## WHAT IS REQUIRED
Begin with the first line and repeat exactly through the line containing "T_RS = T[:68]"; leave every image out.
********
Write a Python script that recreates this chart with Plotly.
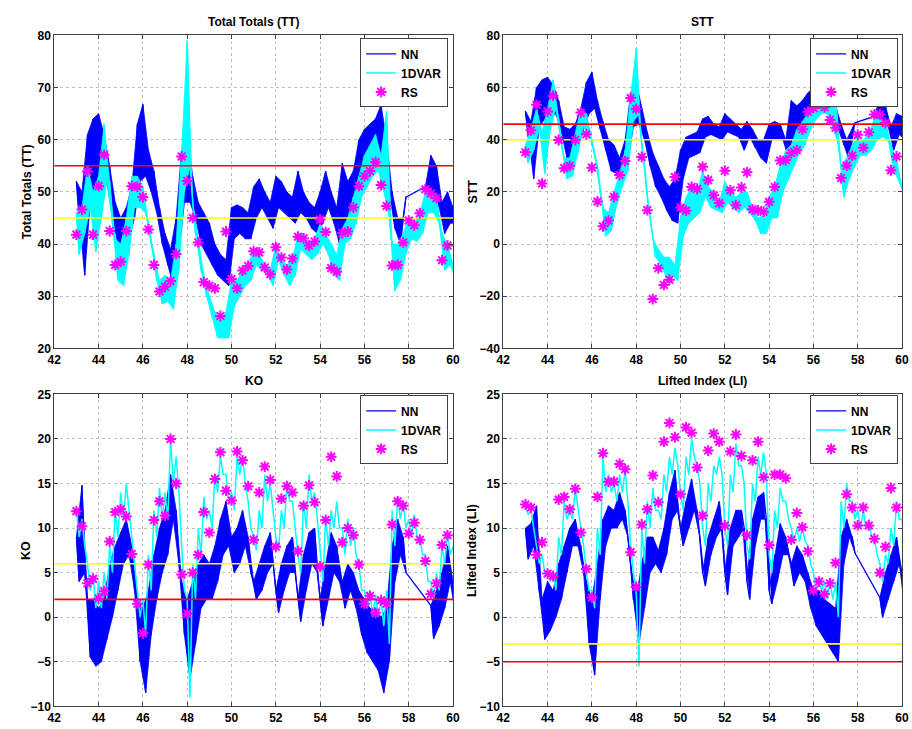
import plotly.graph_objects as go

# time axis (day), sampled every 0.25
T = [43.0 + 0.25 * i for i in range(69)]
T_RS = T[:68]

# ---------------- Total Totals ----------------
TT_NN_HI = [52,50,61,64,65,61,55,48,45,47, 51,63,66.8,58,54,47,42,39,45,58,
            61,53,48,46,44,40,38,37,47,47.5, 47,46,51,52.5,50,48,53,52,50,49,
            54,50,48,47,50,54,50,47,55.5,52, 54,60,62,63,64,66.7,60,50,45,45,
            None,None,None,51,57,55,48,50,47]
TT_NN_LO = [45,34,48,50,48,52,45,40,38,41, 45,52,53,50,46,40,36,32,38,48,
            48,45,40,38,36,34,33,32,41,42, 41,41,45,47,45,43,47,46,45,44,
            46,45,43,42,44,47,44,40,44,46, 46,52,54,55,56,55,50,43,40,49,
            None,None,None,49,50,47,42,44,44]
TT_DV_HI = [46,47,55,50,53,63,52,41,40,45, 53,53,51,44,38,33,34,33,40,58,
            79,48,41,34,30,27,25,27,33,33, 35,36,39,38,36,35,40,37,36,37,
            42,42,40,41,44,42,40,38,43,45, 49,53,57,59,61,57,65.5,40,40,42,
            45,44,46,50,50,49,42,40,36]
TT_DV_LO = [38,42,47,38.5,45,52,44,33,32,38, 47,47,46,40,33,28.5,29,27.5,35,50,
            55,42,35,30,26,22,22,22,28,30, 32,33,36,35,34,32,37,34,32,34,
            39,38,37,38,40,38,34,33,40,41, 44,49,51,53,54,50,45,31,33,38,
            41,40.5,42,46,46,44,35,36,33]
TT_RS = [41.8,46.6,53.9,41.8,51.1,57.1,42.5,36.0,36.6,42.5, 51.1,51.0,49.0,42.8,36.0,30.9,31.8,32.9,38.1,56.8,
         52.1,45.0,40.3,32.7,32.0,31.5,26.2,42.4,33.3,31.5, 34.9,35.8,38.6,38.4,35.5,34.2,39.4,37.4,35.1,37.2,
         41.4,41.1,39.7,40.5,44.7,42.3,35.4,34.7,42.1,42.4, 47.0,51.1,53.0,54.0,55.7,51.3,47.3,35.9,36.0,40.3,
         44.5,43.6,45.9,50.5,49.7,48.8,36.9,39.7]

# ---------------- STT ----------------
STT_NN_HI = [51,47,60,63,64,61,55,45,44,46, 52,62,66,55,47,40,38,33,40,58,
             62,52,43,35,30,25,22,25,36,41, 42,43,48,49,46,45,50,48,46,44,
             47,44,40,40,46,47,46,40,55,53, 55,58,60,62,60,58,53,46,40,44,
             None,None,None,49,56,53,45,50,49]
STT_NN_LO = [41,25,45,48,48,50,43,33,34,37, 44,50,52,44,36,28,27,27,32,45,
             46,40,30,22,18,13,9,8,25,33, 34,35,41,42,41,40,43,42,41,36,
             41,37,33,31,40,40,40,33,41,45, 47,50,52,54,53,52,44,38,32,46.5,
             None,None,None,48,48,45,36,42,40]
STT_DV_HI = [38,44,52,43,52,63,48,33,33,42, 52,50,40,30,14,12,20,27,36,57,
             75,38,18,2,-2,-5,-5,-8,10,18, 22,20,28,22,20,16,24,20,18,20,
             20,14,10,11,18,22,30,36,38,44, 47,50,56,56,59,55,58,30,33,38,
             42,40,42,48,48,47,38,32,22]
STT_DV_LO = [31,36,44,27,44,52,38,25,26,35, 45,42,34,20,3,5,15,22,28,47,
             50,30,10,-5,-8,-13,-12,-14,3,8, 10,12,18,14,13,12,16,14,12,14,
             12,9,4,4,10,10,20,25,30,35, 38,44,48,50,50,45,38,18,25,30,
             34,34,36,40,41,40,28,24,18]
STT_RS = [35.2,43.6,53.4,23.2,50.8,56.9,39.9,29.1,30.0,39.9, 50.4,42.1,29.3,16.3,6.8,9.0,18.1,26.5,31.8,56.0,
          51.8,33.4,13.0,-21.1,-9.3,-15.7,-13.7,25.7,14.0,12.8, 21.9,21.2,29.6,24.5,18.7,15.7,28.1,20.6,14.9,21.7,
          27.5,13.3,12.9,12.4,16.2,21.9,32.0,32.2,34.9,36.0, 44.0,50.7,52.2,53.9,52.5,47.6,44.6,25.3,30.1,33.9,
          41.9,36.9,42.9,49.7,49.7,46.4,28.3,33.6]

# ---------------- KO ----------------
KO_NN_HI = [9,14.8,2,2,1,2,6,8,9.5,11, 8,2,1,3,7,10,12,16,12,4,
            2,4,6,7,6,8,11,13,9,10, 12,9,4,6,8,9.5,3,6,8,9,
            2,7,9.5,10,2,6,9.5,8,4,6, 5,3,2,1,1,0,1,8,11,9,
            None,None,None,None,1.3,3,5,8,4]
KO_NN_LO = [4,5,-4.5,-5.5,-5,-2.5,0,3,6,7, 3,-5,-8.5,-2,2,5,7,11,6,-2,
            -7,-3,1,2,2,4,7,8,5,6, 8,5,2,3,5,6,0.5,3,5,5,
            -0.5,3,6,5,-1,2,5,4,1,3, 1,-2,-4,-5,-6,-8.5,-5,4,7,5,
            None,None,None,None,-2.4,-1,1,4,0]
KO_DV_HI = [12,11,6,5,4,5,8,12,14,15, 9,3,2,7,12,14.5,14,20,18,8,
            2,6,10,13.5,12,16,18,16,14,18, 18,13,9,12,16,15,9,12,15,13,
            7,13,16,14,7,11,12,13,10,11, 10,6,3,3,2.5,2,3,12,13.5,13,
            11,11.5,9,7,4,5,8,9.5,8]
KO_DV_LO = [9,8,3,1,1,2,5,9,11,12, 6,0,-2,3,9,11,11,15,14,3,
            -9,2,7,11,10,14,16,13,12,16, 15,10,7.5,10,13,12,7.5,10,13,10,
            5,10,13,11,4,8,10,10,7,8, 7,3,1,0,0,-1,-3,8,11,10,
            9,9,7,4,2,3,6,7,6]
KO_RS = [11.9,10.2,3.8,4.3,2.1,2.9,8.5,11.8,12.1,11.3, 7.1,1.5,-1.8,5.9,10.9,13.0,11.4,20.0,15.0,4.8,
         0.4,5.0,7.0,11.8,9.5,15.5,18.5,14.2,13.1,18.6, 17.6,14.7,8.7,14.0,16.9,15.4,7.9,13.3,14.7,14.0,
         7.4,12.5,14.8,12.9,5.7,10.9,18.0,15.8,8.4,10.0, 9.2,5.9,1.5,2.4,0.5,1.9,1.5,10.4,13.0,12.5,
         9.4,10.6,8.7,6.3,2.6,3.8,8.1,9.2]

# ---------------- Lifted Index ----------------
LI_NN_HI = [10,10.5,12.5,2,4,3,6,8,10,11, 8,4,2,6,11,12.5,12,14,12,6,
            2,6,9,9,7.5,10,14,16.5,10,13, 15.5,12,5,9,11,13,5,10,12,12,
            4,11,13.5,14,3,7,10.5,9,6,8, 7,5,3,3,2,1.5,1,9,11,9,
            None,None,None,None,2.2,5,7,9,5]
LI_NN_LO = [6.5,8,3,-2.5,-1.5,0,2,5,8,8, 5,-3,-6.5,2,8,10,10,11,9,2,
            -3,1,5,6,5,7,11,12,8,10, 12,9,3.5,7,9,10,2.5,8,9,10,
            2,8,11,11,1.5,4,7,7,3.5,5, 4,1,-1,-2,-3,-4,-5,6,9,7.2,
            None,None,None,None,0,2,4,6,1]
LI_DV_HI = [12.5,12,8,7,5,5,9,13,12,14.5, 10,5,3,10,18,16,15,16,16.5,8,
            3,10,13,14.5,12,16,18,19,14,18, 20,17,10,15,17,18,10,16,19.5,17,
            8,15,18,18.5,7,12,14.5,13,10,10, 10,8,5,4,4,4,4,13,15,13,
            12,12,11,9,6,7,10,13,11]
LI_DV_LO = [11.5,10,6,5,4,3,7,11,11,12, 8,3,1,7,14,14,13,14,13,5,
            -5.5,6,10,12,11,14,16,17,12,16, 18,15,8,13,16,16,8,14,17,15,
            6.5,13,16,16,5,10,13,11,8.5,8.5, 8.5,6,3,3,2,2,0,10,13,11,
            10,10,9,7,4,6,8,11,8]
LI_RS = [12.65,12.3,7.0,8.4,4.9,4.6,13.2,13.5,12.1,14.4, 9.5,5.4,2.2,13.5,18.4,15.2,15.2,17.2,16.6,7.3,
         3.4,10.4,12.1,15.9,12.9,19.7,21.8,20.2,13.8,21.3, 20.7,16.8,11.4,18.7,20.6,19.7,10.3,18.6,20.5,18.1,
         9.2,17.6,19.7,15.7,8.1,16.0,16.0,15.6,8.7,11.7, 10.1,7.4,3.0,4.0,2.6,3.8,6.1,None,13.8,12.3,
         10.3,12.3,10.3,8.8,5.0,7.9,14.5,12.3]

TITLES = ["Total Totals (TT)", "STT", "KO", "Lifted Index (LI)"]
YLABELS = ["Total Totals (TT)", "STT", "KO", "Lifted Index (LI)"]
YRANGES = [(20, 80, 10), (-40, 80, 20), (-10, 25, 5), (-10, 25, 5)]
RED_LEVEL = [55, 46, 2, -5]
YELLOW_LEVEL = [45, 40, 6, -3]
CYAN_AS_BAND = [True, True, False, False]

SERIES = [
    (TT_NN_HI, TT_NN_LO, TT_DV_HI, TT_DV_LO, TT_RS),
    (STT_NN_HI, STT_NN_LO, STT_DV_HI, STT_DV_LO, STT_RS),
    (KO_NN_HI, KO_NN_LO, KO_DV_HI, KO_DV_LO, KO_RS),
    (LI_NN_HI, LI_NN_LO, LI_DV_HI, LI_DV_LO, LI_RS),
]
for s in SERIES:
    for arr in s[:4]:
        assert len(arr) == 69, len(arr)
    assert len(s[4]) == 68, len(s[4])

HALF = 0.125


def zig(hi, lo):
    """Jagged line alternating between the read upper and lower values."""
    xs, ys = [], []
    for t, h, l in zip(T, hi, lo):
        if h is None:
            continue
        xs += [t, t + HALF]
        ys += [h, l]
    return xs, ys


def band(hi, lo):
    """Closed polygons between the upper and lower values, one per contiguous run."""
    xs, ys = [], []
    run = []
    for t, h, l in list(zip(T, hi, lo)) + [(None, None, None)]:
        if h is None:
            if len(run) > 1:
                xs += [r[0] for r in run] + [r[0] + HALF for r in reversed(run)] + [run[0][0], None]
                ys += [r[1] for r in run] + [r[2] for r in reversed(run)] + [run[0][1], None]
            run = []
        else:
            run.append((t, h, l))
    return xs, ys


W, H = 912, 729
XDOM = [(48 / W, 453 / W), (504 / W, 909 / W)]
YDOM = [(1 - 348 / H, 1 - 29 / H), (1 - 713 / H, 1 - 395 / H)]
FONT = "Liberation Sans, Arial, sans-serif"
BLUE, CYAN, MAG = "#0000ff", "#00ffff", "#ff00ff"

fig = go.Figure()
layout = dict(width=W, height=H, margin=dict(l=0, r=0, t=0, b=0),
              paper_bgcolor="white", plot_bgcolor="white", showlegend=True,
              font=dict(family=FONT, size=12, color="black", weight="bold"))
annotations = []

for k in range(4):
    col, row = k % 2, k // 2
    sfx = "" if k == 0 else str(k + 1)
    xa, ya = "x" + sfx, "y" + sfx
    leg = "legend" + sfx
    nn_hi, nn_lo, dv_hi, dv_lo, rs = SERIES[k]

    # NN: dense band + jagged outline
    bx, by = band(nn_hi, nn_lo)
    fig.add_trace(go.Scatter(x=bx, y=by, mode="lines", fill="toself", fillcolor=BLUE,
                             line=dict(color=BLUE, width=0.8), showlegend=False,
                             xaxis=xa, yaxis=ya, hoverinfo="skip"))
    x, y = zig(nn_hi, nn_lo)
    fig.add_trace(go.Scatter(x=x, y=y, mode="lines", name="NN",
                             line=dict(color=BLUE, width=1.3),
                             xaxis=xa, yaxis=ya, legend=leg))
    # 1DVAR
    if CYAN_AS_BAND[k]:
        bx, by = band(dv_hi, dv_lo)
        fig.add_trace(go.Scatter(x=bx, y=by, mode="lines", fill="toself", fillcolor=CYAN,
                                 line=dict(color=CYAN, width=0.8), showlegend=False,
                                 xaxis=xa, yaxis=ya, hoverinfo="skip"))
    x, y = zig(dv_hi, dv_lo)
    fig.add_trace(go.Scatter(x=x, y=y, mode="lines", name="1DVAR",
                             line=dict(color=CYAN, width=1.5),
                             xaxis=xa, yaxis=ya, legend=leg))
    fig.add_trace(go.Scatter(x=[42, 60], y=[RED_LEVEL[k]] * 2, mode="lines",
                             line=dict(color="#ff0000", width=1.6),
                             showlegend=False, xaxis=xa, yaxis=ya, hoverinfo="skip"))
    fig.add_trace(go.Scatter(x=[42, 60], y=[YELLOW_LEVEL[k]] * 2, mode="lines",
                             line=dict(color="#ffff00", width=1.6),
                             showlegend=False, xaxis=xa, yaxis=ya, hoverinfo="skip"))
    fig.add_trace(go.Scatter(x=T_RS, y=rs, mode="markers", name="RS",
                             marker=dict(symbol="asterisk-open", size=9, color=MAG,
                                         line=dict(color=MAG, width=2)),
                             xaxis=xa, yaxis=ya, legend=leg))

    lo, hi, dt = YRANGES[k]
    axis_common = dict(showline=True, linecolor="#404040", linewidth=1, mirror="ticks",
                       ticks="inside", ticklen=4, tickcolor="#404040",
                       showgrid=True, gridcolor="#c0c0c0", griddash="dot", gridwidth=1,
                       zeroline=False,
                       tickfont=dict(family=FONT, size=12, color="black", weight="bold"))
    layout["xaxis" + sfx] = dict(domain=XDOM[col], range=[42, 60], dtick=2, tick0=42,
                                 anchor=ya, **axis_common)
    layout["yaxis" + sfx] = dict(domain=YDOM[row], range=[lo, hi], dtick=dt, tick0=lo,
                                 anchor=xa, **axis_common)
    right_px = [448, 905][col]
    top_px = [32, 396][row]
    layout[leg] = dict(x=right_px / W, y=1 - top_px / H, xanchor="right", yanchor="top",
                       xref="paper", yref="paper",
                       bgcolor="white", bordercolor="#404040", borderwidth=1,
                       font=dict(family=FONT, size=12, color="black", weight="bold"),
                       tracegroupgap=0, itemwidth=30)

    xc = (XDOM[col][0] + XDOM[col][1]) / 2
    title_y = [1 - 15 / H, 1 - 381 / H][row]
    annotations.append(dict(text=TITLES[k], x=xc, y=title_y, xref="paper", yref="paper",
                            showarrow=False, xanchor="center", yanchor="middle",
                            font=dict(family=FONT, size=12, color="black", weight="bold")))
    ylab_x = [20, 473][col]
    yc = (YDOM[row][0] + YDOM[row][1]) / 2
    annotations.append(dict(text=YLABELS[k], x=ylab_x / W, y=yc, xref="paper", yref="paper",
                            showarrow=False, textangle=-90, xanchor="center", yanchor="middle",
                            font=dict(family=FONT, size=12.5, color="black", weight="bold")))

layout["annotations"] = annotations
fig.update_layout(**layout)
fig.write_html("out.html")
********
## COMPLETE OUTPUT
Write a Python script that recreates this chart with Plotly.
import plotly.graph_objects as go

# time axis (day), sampled every 0.25
T = [43.0 + 0.25 * i for i in range(69)]
T_RS = T[:68]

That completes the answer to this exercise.